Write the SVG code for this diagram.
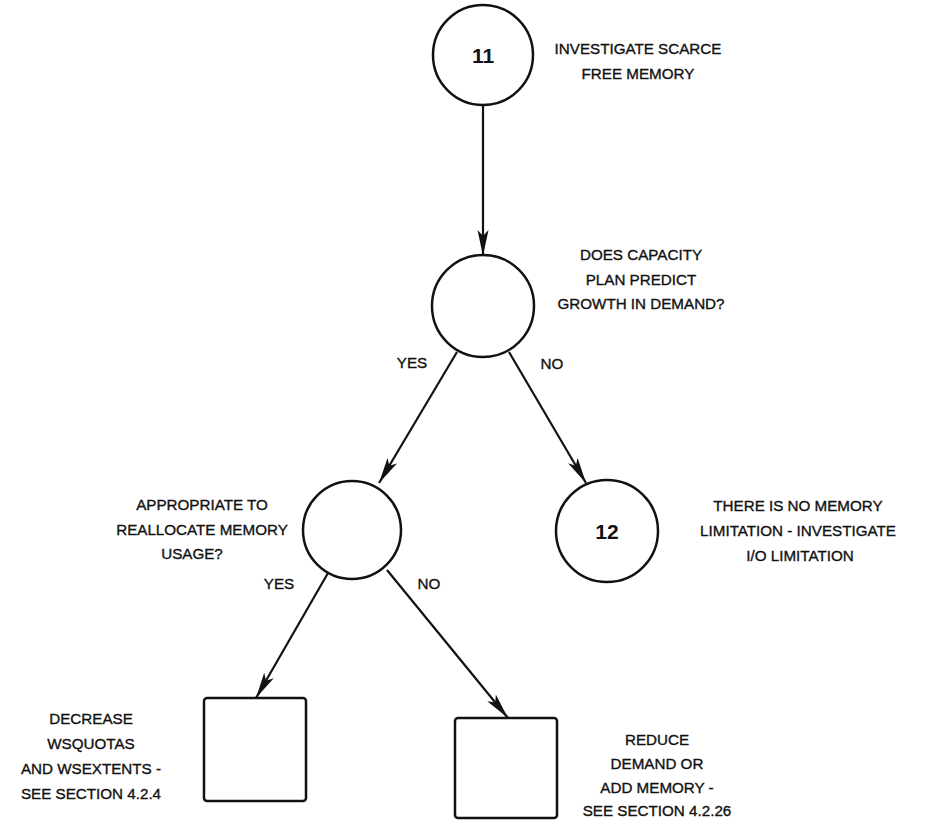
<svg xmlns="http://www.w3.org/2000/svg" width="939" height="820" viewBox="0 0 939 820">
<style>
.n{fill:#fff;stroke:#111;stroke-width:2.5}
.t{font-family:"Liberation Sans",Arial,sans-serif;font-size:15.2px;fill:#111;stroke:#111;stroke-width:0.35;text-anchor:middle}
.num{font-family:"Liberation Sans",Arial,sans-serif;font-size:21px;font-weight:bold;fill:#111;text-anchor:middle}
.c{stroke:#111;stroke-width:2.2;fill:none;marker-end:url(#ah)}
</style>
<defs>
<marker id="ah" markerUnits="userSpaceOnUse" markerWidth="28" markerHeight="12" refX="26" refY="6" orient="auto">
<path d="M0,0.5 L26,6 L0,11.5 L6,6 Z" fill="#111"/>
</marker>
</defs>
<rect width="939" height="820" fill="#fff"/>
<g id="connectors">
<line class="c" x1="483" y1="105" x2="483" y2="256"/>
<line class="c" x1="457" y1="352" x2="379" y2="483"/>
<line class="c" x1="509" y1="352" x2="586" y2="483"/>
<line class="c" x1="328" y1="573" x2="256" y2="698"/>
<line class="c" x1="387" y1="570" x2="508" y2="718"/>
</g>
<g id="node11">
<circle class="n" cx="483" cy="55" r="50"/>
<text class="num" x="483" y="63">11</text>
<text class="t" x="638" y="54">INVESTIGATE SCARCE</text>
<text class="t" x="638" y="79">FREE MEMORY</text>
</g>
<g id="decision1">
<circle class="n" cx="483" cy="306" r="51"/>
<text class="t" x="641" y="260">DOES CAPACITY</text>
<text class="t" x="641" y="285">PLAN PREDICT</text>
<text class="t" x="641" y="309">GROWTH IN DEMAND?</text>
<text class="t" x="412" y="368">YES</text>
<text class="t" x="552" y="369">NO</text>
</g>
<g id="decision2">
<circle class="n" cx="352" cy="530" r="49"/>
<text class="t" x="202" y="510">APPROPRIATE TO</text>
<text class="t" x="202" y="535">REALLOCATE MEMORY</text>
<text class="t" x="192" y="559">USAGE?</text>
<text class="t" x="279" y="589">YES</text>
<text class="t" x="429" y="589">NO</text>
</g>
<g id="node12">
<circle class="n" cx="607" cy="531" r="51"/>
<text class="num" x="607" y="539">12</text>
<text class="t" x="798" y="511">THERE IS NO MEMORY</text>
<text class="t" x="798" y="536">LIMITATION - INVESTIGATE</text>
<text class="t" x="800" y="561">I/O LIMITATION</text>
</g>
<g id="box1">
<rect class="n" x="204" y="698" width="102" height="103" rx="3"/>
<text class="t" x="91" y="724">DECREASE</text>
<text class="t" x="91" y="749">WSQUOTAS</text>
<text class="t" x="91" y="774">AND WSEXTENTS -</text>
<text class="t" x="91" y="799">SEE SECTION 4.2.4</text>
</g>
<g id="box2">
<rect class="n" x="455" y="718" width="102" height="100" rx="3"/>
<text class="t" x="657" y="745">REDUCE</text>
<text class="t" x="657" y="769">DEMAND OR</text>
<text class="t" x="657" y="793">ADD MEMORY -</text>
<text class="t" x="657" y="816">SEE SECTION 4.2.26</text>
</g>
</svg>
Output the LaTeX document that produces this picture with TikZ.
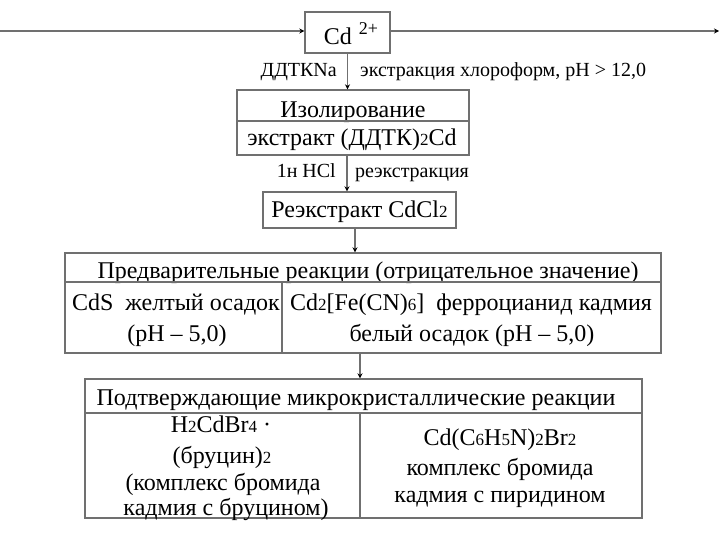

• • •

SET TASK
Without the pictures, print the records in full, exactly as they appear.

COMPLETE RESPONSE
Write the SVG code for this diagram.
<svg xmlns="http://www.w3.org/2000/svg" width="939" height="820" viewBox="0 0 939 820">
<style>
.n{fill:#fff;stroke:#111;stroke-width:2.5}
.t{font-family:"Liberation Sans",Arial,sans-serif;font-size:15.2px;fill:#111;stroke:#111;stroke-width:0.35;text-anchor:middle}
.num{font-family:"Liberation Sans",Arial,sans-serif;font-size:21px;font-weight:bold;fill:#111;text-anchor:middle}
.c{stroke:#111;stroke-width:2.2;fill:none;marker-end:url(#ah)}
</style>
<defs>
<marker id="ah" markerUnits="userSpaceOnUse" markerWidth="28" markerHeight="12" refX="26" refY="6" orient="auto">
<path d="M0,0.5 L26,6 L0,11.5 L6,6 Z" fill="#111"/>
</marker>
</defs>
<rect width="939" height="820" fill="#fff"/>
<g id="connectors">
<line class="c" x1="483" y1="105" x2="483" y2="256"/>
<line class="c" x1="457" y1="352" x2="379" y2="483"/>
<line class="c" x1="509" y1="352" x2="586" y2="483"/>
<line class="c" x1="328" y1="573" x2="256" y2="698"/>
<line class="c" x1="387" y1="570" x2="508" y2="718"/>
</g>
<g id="node11">
<circle class="n" cx="483" cy="55" r="50"/>
<text class="num" x="483" y="63">11</text>
<text class="t" x="638" y="54">INVESTIGATE SCARCE</text>
<text class="t" x="638" y="79">FREE MEMORY</text>
</g>
<g id="decision1">
<circle class="n" cx="483" cy="306" r="51"/>
<text class="t" x="641" y="260">DOES CAPACITY</text>
<text class="t" x="641" y="285">PLAN PREDICT</text>
<text class="t" x="641" y="309">GROWTH IN DEMAND?</text>
<text class="t" x="412" y="368">YES</text>
<text class="t" x="552" y="369">NO</text>
</g>
<g id="decision2">
<circle class="n" cx="352" cy="530" r="49"/>
<text class="t" x="202" y="510">APPROPRIATE TO</text>
<text class="t" x="202" y="535">REALLOCATE MEMORY</text>
<text class="t" x="192" y="559">USAGE?</text>
<text class="t" x="279" y="589">YES</text>
<text class="t" x="429" y="589">NO</text>
</g>
<g id="node12">
<circle class="n" cx="607" cy="531" r="51"/>
<text class="num" x="607" y="539">12</text>
<text class="t" x="798" y="511">THERE IS NO MEMORY</text>
<text class="t" x="798" y="536">LIMITATION - INVESTIGATE</text>
<text class="t" x="800" y="561">I/O LIMITATION</text>
</g>
<g id="box1">
<rect class="n" x="204" y="698" width="102" height="103" rx="3"/>
<text class="t" x="91" y="724">DECREASE</text>
<text class="t" x="91" y="749">WSQUOTAS</text>
<text class="t" x="91" y="774">AND WSEXTENTS -</text>
<text class="t" x="91" y="799">SEE SECTION 4.2.4</text>
</g>
<g id="box2">
<rect class="n" x="455" y="718" width="102" height="100" rx="3"/>
<text class="t" x="657" y="745">REDUCE</text>
<text class="t" x="657" y="769">DEMAND OR</text>
<text class="t" x="657" y="793">ADD MEMORY -</text>
<text class="t" x="657" y="816">SEE SECTION 4.2.26</text>
</g>
</svg>
Output the LaTeX document that produces this picture with TikZ.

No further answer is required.